**SUPPLIED INFORMATION**.
========

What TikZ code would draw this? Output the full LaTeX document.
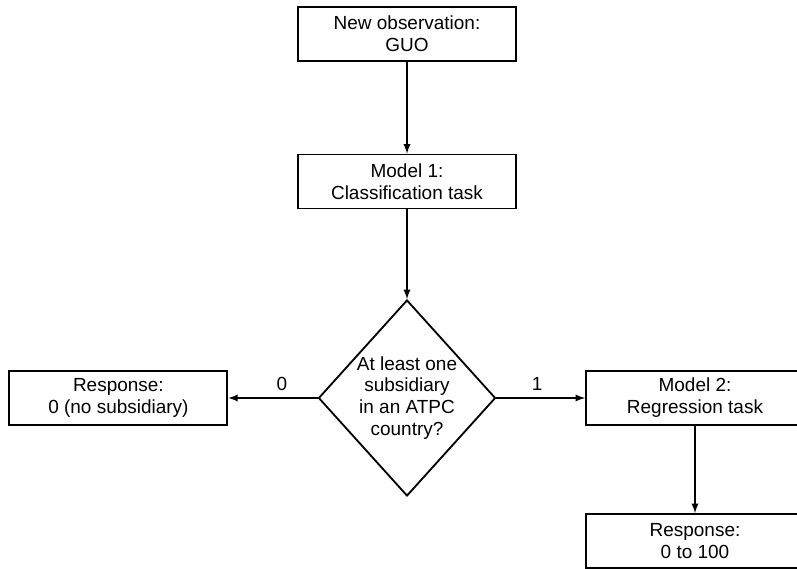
\documentclass[tikz,border=0pt]{standalone}
\usepackage{fontspec}
\setmainfont{Liberation Sans}
\usetikzlibrary{shapes.geometric}
\usetikzlibrary{arrows}

\begin{document}
\begin{tikzpicture}[inner sep = 0.5pt, >=latex,
  font=\fontsize{13.5}{15.6}\selectfont,
  stepbox/.style={draw, line width=1.3pt, minimum width=5.45cm, minimum height=1.35cm, align=center},
  askbox/.style={draw, line width=1.3pt, diamond, aspect=0.9, inner sep=0pt, minimum width=4.425cm, minimum height=4.9cm, align=center},
  every edge/.style={draw, line width=1.3pt}]
  \useasboundingbox (0,0) rectangle (19.925,14.2);

  \node[stepbox] (guo) at (10.175,13.35) {New observation:\\GUO};
  \node[stepbox] (model1) at (10.175,9.6625) {Model 1:\\Classification task};
    \path[->] (guo) edge (model1);

  \node[askbox] (atpc) at (10.175,4.25) {At least one\\subsidiary\\in an ATPC\\country?};
    \path[->] (model1) edge (atpc);

  \node[stepbox] (resp0) at (2.96,4.25) {Response:\\0 (no subsidiary)};
    \path[->] (atpc) edge node[above=4pt, pos=0.4] {0} (resp0);

  \node[stepbox] (model2) at (17.375,4.25) {Model 2:\\Regression task};
    \path[->] (atpc) edge node[above=4pt, pos=0.46] {1} (model2);

  \node[stepbox] (resp100) at (17.375,0.675) {Response:\\0 to 100};
    \path[->] (model2) edge (resp100);

\end{tikzpicture}
\end{document}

========

**WRITTEN REQUEST**. Omit every picture while copying the listing above exactly.

**OUTPUT OF THE TASK**.
What TikZ code would draw this? Output the full LaTeX document.
\documentclass[tikz,border=0pt]{standalone}
\usepackage{fontspec}
\setmainfont{Liberation Sans}
\usetikzlibrary{shapes.geometric}
\usetikzlibrary{arrows}

\begin{document}
\begin{tikzpicture}[inner sep = 0.5pt, >=latex,
  font=\fontsize{13.5}{15.6}\selectfont,
  stepbox/.style={draw, line width=1.3pt, minimum width=5.45cm, minimum height=1.35cm, align=center},
  askbox/.style={draw, line width=1.3pt, diamond, aspect=0.9, inner sep=0pt, minimum width=4.425cm, minimum height=4.9cm, align=center},
  every edge/.style={draw, line width=1.3pt}]
  \useasboundingbox (0,0) rectangle (19.925,14.2);

  \node[stepbox] (guo) at (10.175,13.35) {New observation:\\GUO};
  \node[stepbox] (model1) at (10.175,9.6625) {Model 1:\\Classification task};
    \path[->] (guo) edge (model1);

  \node[askbox] (atpc) at (10.175,4.25) {At least one\\subsidiary\\in an ATPC\\country?};
    \path[->] (model1) edge (atpc);

  \node[stepbox] (resp0) at (2.96,4.25) {Response:\\0 (no subsidiary)};
    \path[->] (atpc) edge node[above=4pt, pos=0.4] {0} (resp0);

  \node[stepbox] (model2) at (17.375,4.25) {Model 2:\\Regression task};
    \path[->] (atpc) edge node[above=4pt, pos=0.46] {1} (model2);

  \node[stepbox] (resp100) at (17.375,0.675) {Response:\\0 to 100};
    \path[->] (model2) edge (resp100);

\end{tikzpicture}
\end{document}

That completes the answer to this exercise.